While Celer always includes fastidious notes about what has gone into a recording, not least where its beloved field recordings have been gathered, rarely does the duo set out to essay its own semi-realistic version of something specific.

This album, its first on the new Norwegian label Soundscaping Records, is an exception – its title is Pockets of Wheat, on its cover is a picture of wheat bending to the breeze, and the duo´s expressed intent is to mimic the sway of a wheatfield discovered during a stopover in northern Texas.

Always sensitive to the small details of whatever comes its way, the couple became enchanted with the unrelenting song of the vast fields, the tones made by the wind catching the stalks and husks, and the constantly-changing melody of that song.

As usual, Celer muster a large array of instruments and equipment, from cello and piano to recordings of the wind itself, painstakingly creating some one hundred five- to ten-second tape loops which were played back and selected at random. The pair certainly achieve what they set out to do, imitate the drone of the wheatfield. The standing wheat is the constant, like the body of a cello, while the wind is the bow which plays its strands. The music it makes depends literally upon which way the wind blows.

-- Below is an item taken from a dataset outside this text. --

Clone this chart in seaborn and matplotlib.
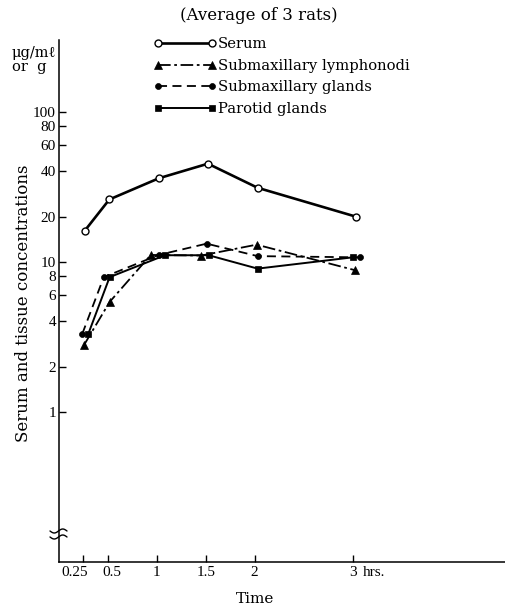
import numpy as np
import pandas as pd
import matplotlib
matplotlib.use("Agg")
import matplotlib.pyplot as plt
import seaborn as sns
from matplotlib.lines import Line2D
from matplotlib.transforms import ScaledTranslation

# ---- data ----
serum_t = [0.266, 0.517, 1.023, 1.523, 2.03, 3.03]
serum_v = [16.1, 26.0, 36.0, 45.0, 31.1, 20.0]
lymph_t = [0.26, 0.52, 0.94, 1.455, 2.02, 3.02]
lymph_v = [2.8, 5.4, 11.1, 11.0, 13.0, 8.8]
subgl_t = [0.24, 0.46, 1.02, 1.51, 2.03, 3.07]
subgl_v = [3.3, 7.9, 11.1, 13.2, 10.9, 10.7]
parot_t = [0.30, 0.52, 1.085, 1.53, 2.03, 3.0]
parot_v = [3.28, 7.9, 11.05, 11.05, 9.0, 10.7]

series_names = ["Serum", "Submaxillary lymphonodi", "Submaxillary glands", "Parotid glands"]
xtick_vals = [0.25, 0.5, 1, 1.5, 2, 3]
xtick_labels = ["0.25", "0.5", "1", "1.5", "2", "3"]
ytick_vals = [1, 2, 4, 6, 8, 10, 20, 40, 60, 80, 100]
ytick_labels = ["1", "2", "4", "6", "8", "10", "20", "40", "60", "80", "100"]

sns.set_theme(style="white")
plt.rcParams['font.family'] = ['DejaVu Serif', 'Liberation Serif']
plt.rcParams['axes.linewidth'] = 1.1
for key in ('text.color', 'axes.labelcolor', 'xtick.color', 'ytick.color', 'axes.edgecolor'):
    plt.rcParams[key] = 'black'

W, H = 506, 607
fig = plt.figure(figsize=(W / 100, H / 100), dpi=100)
AX_W, AX_H = W - 58.7, 562 - 40
ax = fig.add_axes([58.7 / W, 1 - 562 / H, AX_W / W, AX_H / H])

styles = [
    dict(t=serum_t, v=serum_v, ls='-', lw=1.9, marker='o', ms=5, mfc='white', mew=1.0),
    dict(t=lymph_t, v=lymph_v, ls=(0, (7, 2, 1.5, 2)), lw=1.3, marker='^', ms=5.5, mfc='black', mew=0.5),
    dict(t=subgl_t, v=subgl_v, ls=(0, (5, 3)), lw=1.3, marker='o', ms=4.3, mfc='black', mew=0.5),
    dict(t=parot_t, v=parot_v, ls='-', lw=1.4, marker='s', ms=4.3, mfc='black', mew=0.5),
]
for name, s in zip(series_names, styles):
    df = pd.DataFrame({"t": s["t"], "v": s["v"]})
    sns.lineplot(data=df, x="t", y="v", ax=ax, color="black", linestyle=s["ls"],
                 linewidth=s["lw"], marker=s["marker"], markersize=s["ms"],
                 markerfacecolor=s["mfc"], markeredgecolor="black",
                 markeredgewidth=s["mew"], label=name, legend=False)

ax.set_yscale("log")
ax.set_ylim(0.1, 300)
ax.set_xlim(0, 4.565)
ax.set_yticks(ytick_vals)
ax.set_yticklabels(ytick_labels)
ax.minorticks_off()
ax.set_xticks(xtick_vals)
ax.set_xticklabels(xtick_labels)
ax.tick_params(axis='both', direction='in', length=5, width=1.0, color='black',
               labelsize=11, labelcolor='black', left=True, bottom=True)
ax.tick_params(axis='y', pad=2)
ax.tick_params(axis='x', pad=3)
for lab in ax.get_xticklabels() + ax.get_yticklabels():
    lab.set_family('Liberation Serif')
# slight horizontal nudges of the crowded first two x labels, as in the reference
xlabs = ax.get_xticklabels()
for lab, dx in zip(xlabs[:2], (-9, 4)):
    lab.set_transform(lab.get_transform() + ScaledTranslation(dx / 100, 0, fig.dpi_scale_trans))
for side in ("top", "right"):
    ax.spines[side].set_visible(False)
for side in ("left", "bottom"):
    ax.spines[side].set_color("black")

ax.annotate("hrs.", xy=(3, 0), xycoords=('data', 'axes fraction'),
            xytext=(7.5, -3), textcoords='offset points', ha='left', va='top',
            fontsize=11, color='black', family='Liberation Serif')

ax.set_xlabel("Time", fontsize=11, color='black')
ax.xaxis.set_label_coords((255 - 58.7) / AX_W, (562 - 592) / AX_H)
ax.set_ylabel("Serum and tissue concentrations", fontsize=12, color='black')
ax.yaxis.set_label_coords(-(58.7 - 32) / AX_W, (562 - 303) / AX_H)

fig.text(12 / W, 1 - 60 / H, "μg/mℓ\nor  g", ha='left', va='center',
         fontsize=10.5, linespacing=0.95, color='black')
fig.text(259 / W, 1 - 15 / H, "(Average of 3 rats)", ha='center', va='center',
         fontsize=12, color='black')

fs_leg = 10.6
fs_px = fs_leg * 100 / 72
handles, labels = ax.get_legend_handles_labels()
ax.legend(handles, labels, loc='upper left',
          bbox_to_anchor=((158 - 0.3 * fs_px) / W, 1 - 37 / H),
          bbox_transform=fig.transFigure, frameon=False, numpoints=2,
          handlelength=(54 + 0.6 * fs_px) / fs_px, handletextpad=0.12,
          labelspacing=0.52, borderpad=0, borderaxespad=0, fontsize=fs_leg,
          labelcolor='black')

# axis break mark on the y-axis
xs = np.linspace(50, 67, 30)
for y0 in (531, 537):
    ys = y0 + 2.0 * np.sin((xs - 50) / 17 * 2 * np.pi)
    fig.add_artist(Line2D(xs / W, 1 - ys / H, color='black', lw=1.0))

fig.savefig("out.png", dpi=100)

The recording has a slightly atonal chord running through it as leitmotif. In their notes, the duo have excerpted a lengthy quote from a story by Algernon Blackwood, an author famous for imbuing nature with gothic menace. That tone is indeed dark and unsettling. In due time, you become accustomed to it, though, and as it waxes and wanes, you hear how just beyond, texture and colour are in constant flux. In fact, as more time passes, and the “wind” continues unabated, you note that some dramatic changes have occured.

A gorgeous touch indicative of the attention to detail Celer put into its work is the actual wind which can only be discerned when the music goes almost silent for a second or two.